Till Fellner gave a wonderfully insightful reading of this work, filled with pathos, a wide range of dynamics, and a colorful palette. The reserve so often associated with Mozart’s music was heard, but was not the only soundscape presented; the result was a deeper and richer presentation of Mozart’s music, restoring the composer’s full and varied humanity to this composition. The orchestra generally kept up with Fellner, but was not as cohesive or as responsive as I would have liked.
Following intermission, the Boston Symphony Orchestra and Bernard Haitink returned to the stage for Beethoven, Symphony No. 6 in F, Op. 68, “Pastoral.” The composer’s name emblazoned on the gold shield atop the proscenium arch of Symphony Hall reminds us this is Beethoven’s temple; Apollo, poets, and orators from Antiquity preside from their niches on high. It is hard not to approach Beethoven with heightened expectations in such a space. The BSO gave a fine reading of this familiar work, perhaps a bit short on the craggy and the shocking (hard to pull off now that the symphony is canonical) but not contemptibly familiar either. To my great surprise for this orchestra and this space, the brass often sounded muddy during the Beethoven; pity, they have some great parts in this symphony. Haitink, conducting from memory, brought out the folkloric elements in the opening Allegro ma non troppo and the playful aspects of the second movement, Andante molto mosso, especially in the second violins and violas – although the violas, seated on the outside at stage left, were hard to hear since their instruments pointed away from the audience).

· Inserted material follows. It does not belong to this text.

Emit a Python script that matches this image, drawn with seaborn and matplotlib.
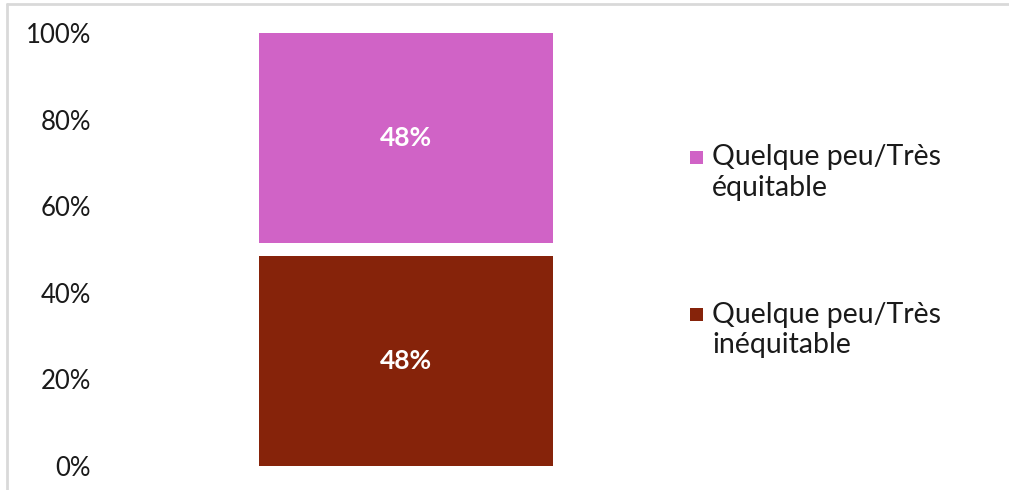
import matplotlib
matplotlib.use("Agg")
import matplotlib.pyplot as plt
from matplotlib.patches import Rectangle
import seaborn as sns
import pandas as pd

# Survey answers (raw shares, %), stacked bottom to top
groupe = ["Ensemble"]
inequitable = [48]
sans_reponse = [3]
equitable = [48]

series_labels = ["Quelque peu/Très\ninéquitable", "Quelque peu/Très\néquitable"]
tick_labels = ["0%", "20%", "40%", "60%", "80%", "100%"]

COL_INEQ = "#86230A"
COL_EQ = "#D063C6"

sns.set_theme(style="white")
plt.rcParams["font.family"] = ["Lato", "DejaVu Sans"]

# 100 % stacked: normalise each series to the bar total
total = [a + b + c for a, b, c in zip(inequitable, sans_reponse, equitable)]
df = pd.DataFrame({
    "groupe": groupe,
    "ineq": [a / t for a, t in zip(inequitable, total)],
    "gap": [(a + b) / t for a, b, t in zip(inequitable, sans_reponse, total)],
    "full": [1.0 for _ in total],
})

W, H = 1009, 490
fig = plt.figure(figsize=(W / 100, H / 100), dpi=100)
ax = fig.add_axes([100 / W, 24 / H, 612 / W, 433 / H])

# Overlapping cumulative bars give the stacked look
sns.barplot(data=df, x="groupe", y="full", color=COL_EQ, width=0.48,
            saturation=1, ax=ax, linewidth=0)
sns.barplot(data=df, x="groupe", y="gap", color="white", width=0.48,
            saturation=1, ax=ax, linewidth=0)
sns.barplot(data=df, x="groupe", y="ineq", color=COL_INEQ, width=0.48,
            saturation=1, ax=ax, linewidth=0)

ax.set_ylim(0, 1)
ax.set_xlim(-0.5, 0.5)
ax.set_yticks([i / 5 for i in range(6)])
ax.set_yticklabels(tick_labels, fontsize=18.5, color="#1a1a1a")
ax.tick_params(axis="y", length=0, pad=6.5)
ax.set_xticks([])
ax.set_xlabel("")
ax.set_ylabel("")
for s in ax.spines.values():
    s.set_visible(False)

# Value labels in the middle of each coloured segment
for i in range(len(groupe)):
    ax.text(i, df["ineq"][i] / 2, f"{inequitable[i]}%", ha="center", va="center",
            color="white", fontsize=19, fontweight="bold")
    ax.text(i, (df["gap"][i] + 1.0) / 2, f"{equitable[i]}%", ha="center", va="center",
            color="white", fontsize=19, fontweight="bold")

# Legend: square key aligned with the first line of each two-line label
legend_items = [(COL_EQ, series_labels[1], 157.5), (COL_INEQ, series_labels[0], 314.5)]
for col, lab, yc in legend_items:
    fig.add_artist(Rectangle((690 / W, 1 - (yc + 6.5) / H), 13 / W, 13 / H,
                             transform=fig.transFigure, facecolor=col,
                             edgecolor="none"))
    fig.text(712 / W, 1 - (yc - 13) / H, lab, ha="left", va="top",
             fontsize=20.5, linespacing=1.22, color="#1a1a1a")

# light frame around the chart area
fig.add_artist(plt.Line2D([7 / W, 7 / W], [0, 1 - 4 / H],
                          transform=fig.transFigure, color="#d9d9d9", lw=2))
fig.add_artist(plt.Line2D([7 / W, 1], [1 - 4 / H, 1 - 4 / H],
                          transform=fig.transFigure, color="#d9d9d9", lw=2))

fig.savefig("out.png", dpi=100)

Harmonic modulations were more present than in other readings of this work, and the third movement Allegro began in a more tame or sedate vein than is often heard. The Allegro thunderstorm was indeed stormy, with the first violins sawing away with vigorous gruffness. The real tempestuousness of this fourth movement belonged to the contrabasses, hands and fingers flying and rumbling at the sonic floor for all their worth. The finale, Allegretto, returned to a calm day and concluded on a stately note that brought this program full cycle.